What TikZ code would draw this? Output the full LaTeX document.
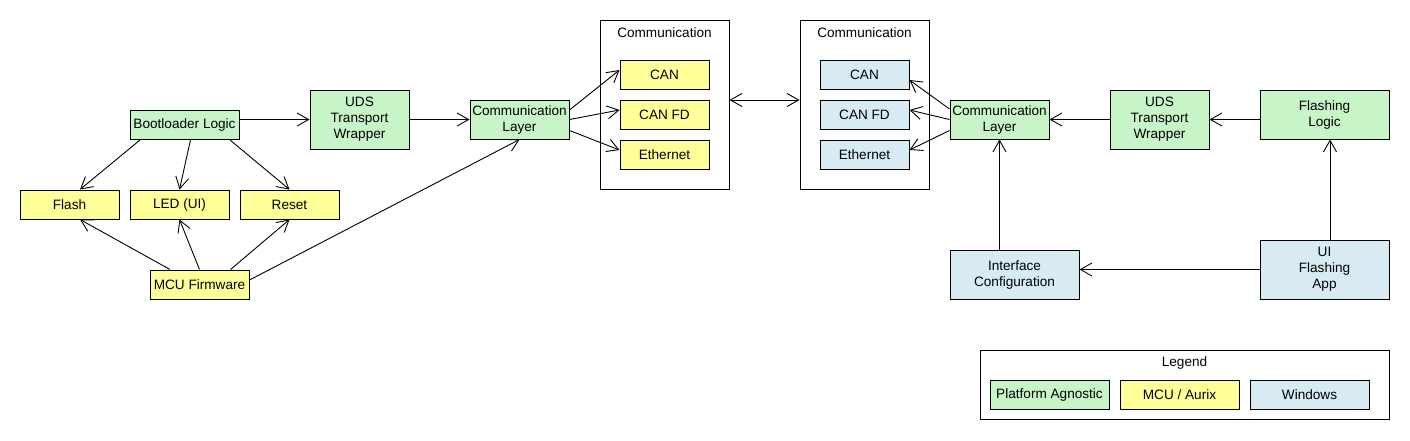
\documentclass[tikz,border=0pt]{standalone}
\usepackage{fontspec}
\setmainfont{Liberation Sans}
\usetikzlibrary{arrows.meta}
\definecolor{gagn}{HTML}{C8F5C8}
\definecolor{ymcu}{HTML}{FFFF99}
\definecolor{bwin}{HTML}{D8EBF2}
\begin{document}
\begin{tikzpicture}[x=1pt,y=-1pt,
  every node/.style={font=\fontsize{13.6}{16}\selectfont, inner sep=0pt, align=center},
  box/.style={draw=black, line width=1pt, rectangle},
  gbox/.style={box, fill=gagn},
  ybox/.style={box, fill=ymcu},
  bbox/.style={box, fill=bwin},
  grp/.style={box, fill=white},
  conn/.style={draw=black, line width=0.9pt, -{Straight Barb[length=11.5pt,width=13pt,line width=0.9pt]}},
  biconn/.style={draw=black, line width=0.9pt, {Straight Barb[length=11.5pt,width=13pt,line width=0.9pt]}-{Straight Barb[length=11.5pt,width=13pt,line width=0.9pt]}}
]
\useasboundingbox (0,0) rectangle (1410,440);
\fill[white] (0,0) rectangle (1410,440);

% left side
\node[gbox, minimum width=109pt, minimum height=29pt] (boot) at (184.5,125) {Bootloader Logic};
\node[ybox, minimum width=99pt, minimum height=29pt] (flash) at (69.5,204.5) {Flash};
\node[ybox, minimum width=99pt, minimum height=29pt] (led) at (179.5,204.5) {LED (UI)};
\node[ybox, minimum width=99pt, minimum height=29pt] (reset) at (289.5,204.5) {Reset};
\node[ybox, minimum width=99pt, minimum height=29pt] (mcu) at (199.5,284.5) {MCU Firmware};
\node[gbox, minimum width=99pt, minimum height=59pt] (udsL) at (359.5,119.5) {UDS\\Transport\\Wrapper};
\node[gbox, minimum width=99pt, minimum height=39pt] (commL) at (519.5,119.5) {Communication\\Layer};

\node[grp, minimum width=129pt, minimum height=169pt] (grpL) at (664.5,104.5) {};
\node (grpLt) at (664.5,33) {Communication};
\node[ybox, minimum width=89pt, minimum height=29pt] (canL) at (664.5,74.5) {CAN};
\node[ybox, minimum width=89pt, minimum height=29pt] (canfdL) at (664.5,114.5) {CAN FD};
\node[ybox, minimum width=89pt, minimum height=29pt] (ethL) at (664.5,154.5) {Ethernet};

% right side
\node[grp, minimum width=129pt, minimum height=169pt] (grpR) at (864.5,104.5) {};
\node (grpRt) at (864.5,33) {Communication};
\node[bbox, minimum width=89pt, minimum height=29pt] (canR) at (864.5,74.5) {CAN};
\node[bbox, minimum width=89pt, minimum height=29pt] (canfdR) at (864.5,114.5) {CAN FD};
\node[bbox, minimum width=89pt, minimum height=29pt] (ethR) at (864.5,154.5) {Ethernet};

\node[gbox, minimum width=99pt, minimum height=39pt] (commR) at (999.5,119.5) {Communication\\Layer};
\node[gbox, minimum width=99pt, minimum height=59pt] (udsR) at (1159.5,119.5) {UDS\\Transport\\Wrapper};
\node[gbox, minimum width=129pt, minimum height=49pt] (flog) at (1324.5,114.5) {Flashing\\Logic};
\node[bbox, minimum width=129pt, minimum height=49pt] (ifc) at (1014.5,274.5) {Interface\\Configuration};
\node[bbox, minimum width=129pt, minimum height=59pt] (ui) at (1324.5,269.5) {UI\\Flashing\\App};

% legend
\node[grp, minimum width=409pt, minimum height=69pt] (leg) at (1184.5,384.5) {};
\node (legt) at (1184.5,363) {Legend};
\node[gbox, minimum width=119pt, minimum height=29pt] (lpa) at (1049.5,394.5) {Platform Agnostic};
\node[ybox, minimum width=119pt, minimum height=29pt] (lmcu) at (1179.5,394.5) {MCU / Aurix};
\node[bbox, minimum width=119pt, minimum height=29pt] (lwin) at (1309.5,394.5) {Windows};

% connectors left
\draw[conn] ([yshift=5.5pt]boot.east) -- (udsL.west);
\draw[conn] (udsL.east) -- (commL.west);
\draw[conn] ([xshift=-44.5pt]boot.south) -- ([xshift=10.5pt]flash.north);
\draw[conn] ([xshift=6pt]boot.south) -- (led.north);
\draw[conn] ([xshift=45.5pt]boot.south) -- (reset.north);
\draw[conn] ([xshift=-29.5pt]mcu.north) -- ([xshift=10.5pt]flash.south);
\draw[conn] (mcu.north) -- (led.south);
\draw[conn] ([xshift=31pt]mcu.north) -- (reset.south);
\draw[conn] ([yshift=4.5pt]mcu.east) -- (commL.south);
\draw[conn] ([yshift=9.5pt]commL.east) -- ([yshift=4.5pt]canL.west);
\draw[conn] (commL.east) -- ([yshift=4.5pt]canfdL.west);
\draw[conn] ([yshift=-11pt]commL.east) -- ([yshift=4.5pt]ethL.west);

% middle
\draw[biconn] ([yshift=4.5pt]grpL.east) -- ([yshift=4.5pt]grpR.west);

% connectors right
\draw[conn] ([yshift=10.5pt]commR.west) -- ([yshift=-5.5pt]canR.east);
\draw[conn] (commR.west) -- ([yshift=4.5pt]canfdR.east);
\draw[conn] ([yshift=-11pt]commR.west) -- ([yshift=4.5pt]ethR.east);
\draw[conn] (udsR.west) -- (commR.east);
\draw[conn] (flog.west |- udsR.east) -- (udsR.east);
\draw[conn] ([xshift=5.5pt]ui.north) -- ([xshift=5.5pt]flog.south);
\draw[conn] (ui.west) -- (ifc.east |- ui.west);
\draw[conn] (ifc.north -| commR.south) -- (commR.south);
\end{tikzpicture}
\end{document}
------------------------------------------------------------
Reproduce the material above in full, exactly, with no images.

What TikZ code would draw this? Output the full LaTeX document.
\documentclass[tikz,border=0pt]{standalone}
\usepackage{fontspec}
\setmainfont{Liberation Sans}
\usetikzlibrary{arrows.meta}
\definecolor{gagn}{HTML}{C8F5C8}
\definecolor{ymcu}{HTML}{FFFF99}
\definecolor{bwin}{HTML}{D8EBF2}
\begin{document}
\begin{tikzpicture}[x=1pt,y=-1pt,
  every node/.style={font=\fontsize{13.6}{16}\selectfont, inner sep=0pt, align=center},
  box/.style={draw=black, line width=1pt, rectangle},
  gbox/.style={box, fill=gagn},
  ybox/.style={box, fill=ymcu},
  bbox/.style={box, fill=bwin},
  grp/.style={box, fill=white},
  conn/.style={draw=black, line width=0.9pt, -{Straight Barb[length=11.5pt,width=13pt,line width=0.9pt]}},
  biconn/.style={draw=black, line width=0.9pt, {Straight Barb[length=11.5pt,width=13pt,line width=0.9pt]}-{Straight Barb[length=11.5pt,width=13pt,line width=0.9pt]}}
]
\useasboundingbox (0,0) rectangle (1410,440);
\fill[white] (0,0) rectangle (1410,440);

% left side
\node[gbox, minimum width=109pt, minimum height=29pt] (boot) at (184.5,125) {Bootloader Logic};
\node[ybox, minimum width=99pt, minimum height=29pt] (flash) at (69.5,204.5) {Flash};
\node[ybox, minimum width=99pt, minimum height=29pt] (led) at (179.5,204.5) {LED (UI)};
\node[ybox, minimum width=99pt, minimum height=29pt] (reset) at (289.5,204.5) {Reset};
\node[ybox, minimum width=99pt, minimum height=29pt] (mcu) at (199.5,284.5) {MCU Firmware};
\node[gbox, minimum width=99pt, minimum height=59pt] (udsL) at (359.5,119.5) {UDS\\Transport\\Wrapper};
\node[gbox, minimum width=99pt, minimum height=39pt] (commL) at (519.5,119.5) {Communication\\Layer};

\node[grp, minimum width=129pt, minimum height=169pt] (grpL) at (664.5,104.5) {};
\node (grpLt) at (664.5,33) {Communication};
\node[ybox, minimum width=89pt, minimum height=29pt] (canL) at (664.5,74.5) {CAN};
\node[ybox, minimum width=89pt, minimum height=29pt] (canfdL) at (664.5,114.5) {CAN FD};
\node[ybox, minimum width=89pt, minimum height=29pt] (ethL) at (664.5,154.5) {Ethernet};

% right side
\node[grp, minimum width=129pt, minimum height=169pt] (grpR) at (864.5,104.5) {};
\node (grpRt) at (864.5,33) {Communication};
\node[bbox, minimum width=89pt, minimum height=29pt] (canR) at (864.5,74.5) {CAN};
\node[bbox, minimum width=89pt, minimum height=29pt] (canfdR) at (864.5,114.5) {CAN FD};
\node[bbox, minimum width=89pt, minimum height=29pt] (ethR) at (864.5,154.5) {Ethernet};

\node[gbox, minimum width=99pt, minimum height=39pt] (commR) at (999.5,119.5) {Communication\\Layer};
\node[gbox, minimum width=99pt, minimum height=59pt] (udsR) at (1159.5,119.5) {UDS\\Transport\\Wrapper};
\node[gbox, minimum width=129pt, minimum height=49pt] (flog) at (1324.5,114.5) {Flashing\\Logic};
\node[bbox, minimum width=129pt, minimum height=49pt] (ifc) at (1014.5,274.5) {Interface\\Configuration};
\node[bbox, minimum width=129pt, minimum height=59pt] (ui) at (1324.5,269.5) {UI\\Flashing\\App};

% legend
\node[grp, minimum width=409pt, minimum height=69pt] (leg) at (1184.5,384.5) {};
\node (legt) at (1184.5,363) {Legend};
\node[gbox, minimum width=119pt, minimum height=29pt] (lpa) at (1049.5,394.5) {Platform Agnostic};
\node[ybox, minimum width=119pt, minimum height=29pt] (lmcu) at (1179.5,394.5) {MCU / Aurix};
\node[bbox, minimum width=119pt, minimum height=29pt] (lwin) at (1309.5,394.5) {Windows};

% connectors left
\draw[conn] ([yshift=5.5pt]boot.east) -- (udsL.west);
\draw[conn] (udsL.east) -- (commL.west);
\draw[conn] ([xshift=-44.5pt]boot.south) -- ([xshift=10.5pt]flash.north);
\draw[conn] ([xshift=6pt]boot.south) -- (led.north);
\draw[conn] ([xshift=45.5pt]boot.south) -- (reset.north);
\draw[conn] ([xshift=-29.5pt]mcu.north) -- ([xshift=10.5pt]flash.south);
\draw[conn] (mcu.north) -- (led.south);
\draw[conn] ([xshift=31pt]mcu.north) -- (reset.south);
\draw[conn] ([yshift=4.5pt]mcu.east) -- (commL.south);
\draw[conn] ([yshift=9.5pt]commL.east) -- ([yshift=4.5pt]canL.west);
\draw[conn] (commL.east) -- ([yshift=4.5pt]canfdL.west);
\draw[conn] ([yshift=-11pt]commL.east) -- ([yshift=4.5pt]ethL.west);

% middle
\draw[biconn] ([yshift=4.5pt]grpL.east) -- ([yshift=4.5pt]grpR.west);

% connectors right
\draw[conn] ([yshift=10.5pt]commR.west) -- ([yshift=-5.5pt]canR.east);
\draw[conn] (commR.west) -- ([yshift=4.5pt]canfdR.east);
\draw[conn] ([yshift=-11pt]commR.west) -- ([yshift=4.5pt]ethR.east);
\draw[conn] (udsR.west) -- (commR.east);
\draw[conn] (flog.west |- udsR.east) -- (udsR.east);
\draw[conn] ([xshift=5.5pt]ui.north) -- ([xshift=5.5pt]flog.south);
\draw[conn] (ui.west) -- (ifc.east |- ui.west);
\draw[conn] (ifc.north -| commR.south) -- (commR.south);
\end{tikzpicture}
\end{document}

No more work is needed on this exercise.